■ DATA FOR PROCESSING ■

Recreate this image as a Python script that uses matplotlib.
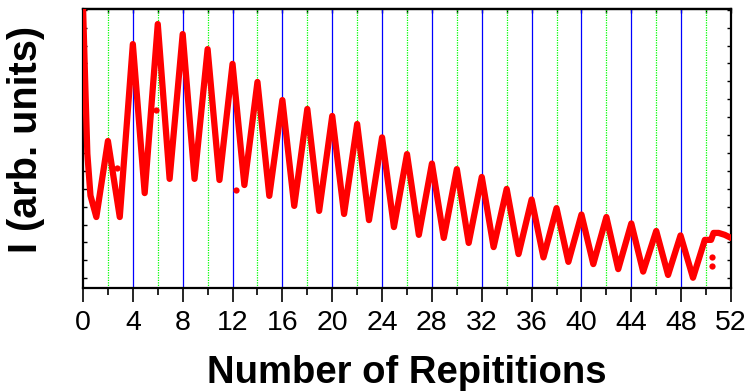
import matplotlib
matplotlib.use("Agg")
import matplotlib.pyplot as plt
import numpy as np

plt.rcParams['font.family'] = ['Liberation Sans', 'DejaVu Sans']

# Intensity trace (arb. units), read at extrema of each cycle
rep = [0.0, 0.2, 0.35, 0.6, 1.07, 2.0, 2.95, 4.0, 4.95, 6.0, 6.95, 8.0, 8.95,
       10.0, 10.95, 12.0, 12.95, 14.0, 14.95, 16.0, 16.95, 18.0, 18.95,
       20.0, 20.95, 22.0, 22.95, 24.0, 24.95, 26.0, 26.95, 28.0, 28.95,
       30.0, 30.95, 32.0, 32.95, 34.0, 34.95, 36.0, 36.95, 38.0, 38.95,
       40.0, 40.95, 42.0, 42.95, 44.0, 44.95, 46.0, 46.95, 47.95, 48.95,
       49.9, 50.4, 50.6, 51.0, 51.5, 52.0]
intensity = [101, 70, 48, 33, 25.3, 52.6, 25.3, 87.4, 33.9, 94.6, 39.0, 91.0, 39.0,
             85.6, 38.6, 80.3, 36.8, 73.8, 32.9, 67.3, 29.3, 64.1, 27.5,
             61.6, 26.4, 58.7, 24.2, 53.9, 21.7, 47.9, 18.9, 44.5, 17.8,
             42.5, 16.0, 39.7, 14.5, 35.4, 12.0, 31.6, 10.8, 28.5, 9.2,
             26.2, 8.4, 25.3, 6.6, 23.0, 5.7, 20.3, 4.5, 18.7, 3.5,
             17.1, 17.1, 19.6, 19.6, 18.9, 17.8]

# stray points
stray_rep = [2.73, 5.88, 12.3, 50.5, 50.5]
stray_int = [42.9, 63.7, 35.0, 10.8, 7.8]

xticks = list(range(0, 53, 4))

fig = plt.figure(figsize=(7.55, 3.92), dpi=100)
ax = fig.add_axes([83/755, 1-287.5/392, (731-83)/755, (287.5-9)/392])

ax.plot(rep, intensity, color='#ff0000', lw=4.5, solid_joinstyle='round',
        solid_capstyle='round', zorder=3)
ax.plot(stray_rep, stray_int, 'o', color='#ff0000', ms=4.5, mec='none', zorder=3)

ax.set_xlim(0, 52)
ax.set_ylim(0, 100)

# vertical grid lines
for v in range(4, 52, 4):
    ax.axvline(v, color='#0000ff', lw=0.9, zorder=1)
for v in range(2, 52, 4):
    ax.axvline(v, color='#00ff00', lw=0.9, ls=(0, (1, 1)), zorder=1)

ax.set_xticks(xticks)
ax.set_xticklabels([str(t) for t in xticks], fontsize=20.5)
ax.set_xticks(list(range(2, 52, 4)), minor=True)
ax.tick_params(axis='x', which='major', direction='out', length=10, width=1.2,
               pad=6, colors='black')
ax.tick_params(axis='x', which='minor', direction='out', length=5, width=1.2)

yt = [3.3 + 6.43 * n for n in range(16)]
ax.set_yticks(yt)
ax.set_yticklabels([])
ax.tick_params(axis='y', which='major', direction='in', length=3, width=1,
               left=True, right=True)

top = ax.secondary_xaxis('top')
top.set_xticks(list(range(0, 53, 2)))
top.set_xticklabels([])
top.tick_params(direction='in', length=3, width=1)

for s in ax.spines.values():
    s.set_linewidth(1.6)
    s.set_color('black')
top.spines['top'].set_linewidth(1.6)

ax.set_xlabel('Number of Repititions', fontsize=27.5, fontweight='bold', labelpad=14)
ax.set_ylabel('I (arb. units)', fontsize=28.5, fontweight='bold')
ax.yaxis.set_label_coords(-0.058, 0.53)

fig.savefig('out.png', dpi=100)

==

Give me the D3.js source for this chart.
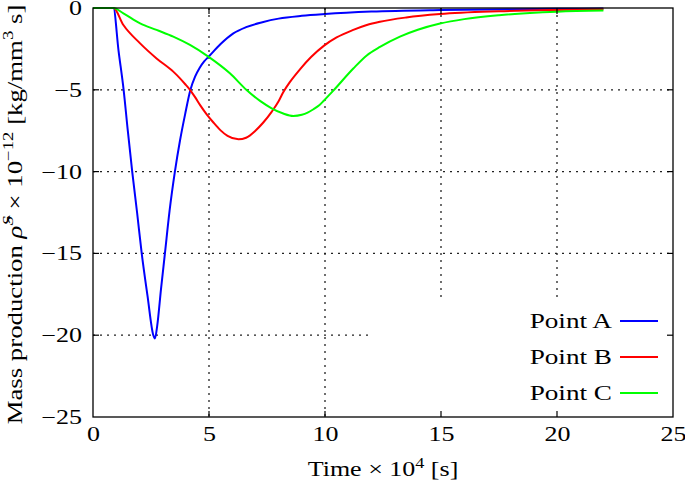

■ PROBLEM TO SOLVE ■
Return exactly the lines from the one with "Recreate this image" to the one with "direction='out', length=5, width=1.2)", both ends kept, and only those. Images are left out.

■ ANSWER FOR THE TASK ■
Recreate this image as a Python script that uses matplotlib.
import matplotlib
matplotlib.use("Agg")
import matplotlib.pyplot as plt
import numpy as np

plt.rcParams['font.family'] = ['Liberation Sans', 'DejaVu Sans']

# Intensity trace (arb. units), read at extrema of each cycle
rep = [0.0, 0.2, 0.35, 0.6, 1.07, 2.0, 2.95, 4.0, 4.95, 6.0, 6.95, 8.0, 8.95,
       10.0, 10.95, 12.0, 12.95, 14.0, 14.95, 16.0, 16.95, 18.0, 18.95,
       20.0, 20.95, 22.0, 22.95, 24.0, 24.95, 26.0, 26.95, 28.0, 28.95,
       30.0, 30.95, 32.0, 32.95, 34.0, 34.95, 36.0, 36.95, 38.0, 38.95,
       40.0, 40.95, 42.0, 42.95, 44.0, 44.95, 46.0, 46.95, 47.95, 48.95,
       49.9, 50.4, 50.6, 51.0, 51.5, 52.0]
intensity = [101, 70, 48, 33, 25.3, 52.6, 25.3, 87.4, 33.9, 94.6, 39.0, 91.0, 39.0,
             85.6, 38.6, 80.3, 36.8, 73.8, 32.9, 67.3, 29.3, 64.1, 27.5,
             61.6, 26.4, 58.7, 24.2, 53.9, 21.7, 47.9, 18.9, 44.5, 17.8,
             42.5, 16.0, 39.7, 14.5, 35.4, 12.0, 31.6, 10.8, 28.5, 9.2,
             26.2, 8.4, 25.3, 6.6, 23.0, 5.7, 20.3, 4.5, 18.7, 3.5,
             17.1, 17.1, 19.6, 19.6, 18.9, 17.8]

# stray points
stray_rep = [2.73, 5.88, 12.3, 50.5, 50.5]
stray_int = [42.9, 63.7, 35.0, 10.8, 7.8]

xticks = list(range(0, 53, 4))

fig = plt.figure(figsize=(7.55, 3.92), dpi=100)
ax = fig.add_axes([83/755, 1-287.5/392, (731-83)/755, (287.5-9)/392])

ax.plot(rep, intensity, color='#ff0000', lw=4.5, solid_joinstyle='round',
        solid_capstyle='round', zorder=3)
ax.plot(stray_rep, stray_int, 'o', color='#ff0000', ms=4.5, mec='none', zorder=3)

ax.set_xlim(0, 52)
ax.set_ylim(0, 100)

# vertical grid lines
for v in range(4, 52, 4):
    ax.axvline(v, color='#0000ff', lw=0.9, zorder=1)
for v in range(2, 52, 4):
    ax.axvline(v, color='#00ff00', lw=0.9, ls=(0, (1, 1)), zorder=1)

ax.set_xticks(xticks)
ax.set_xticklabels([str(t) for t in xticks], fontsize=20.5)
ax.set_xticks(list(range(2, 52, 4)), minor=True)
ax.tick_params(axis='x', which='major', direction='out', length=10, width=1.2,
               pad=6, colors='black')
ax.tick_params(axis='x', which='minor', direction='out', length=5, width=1.2)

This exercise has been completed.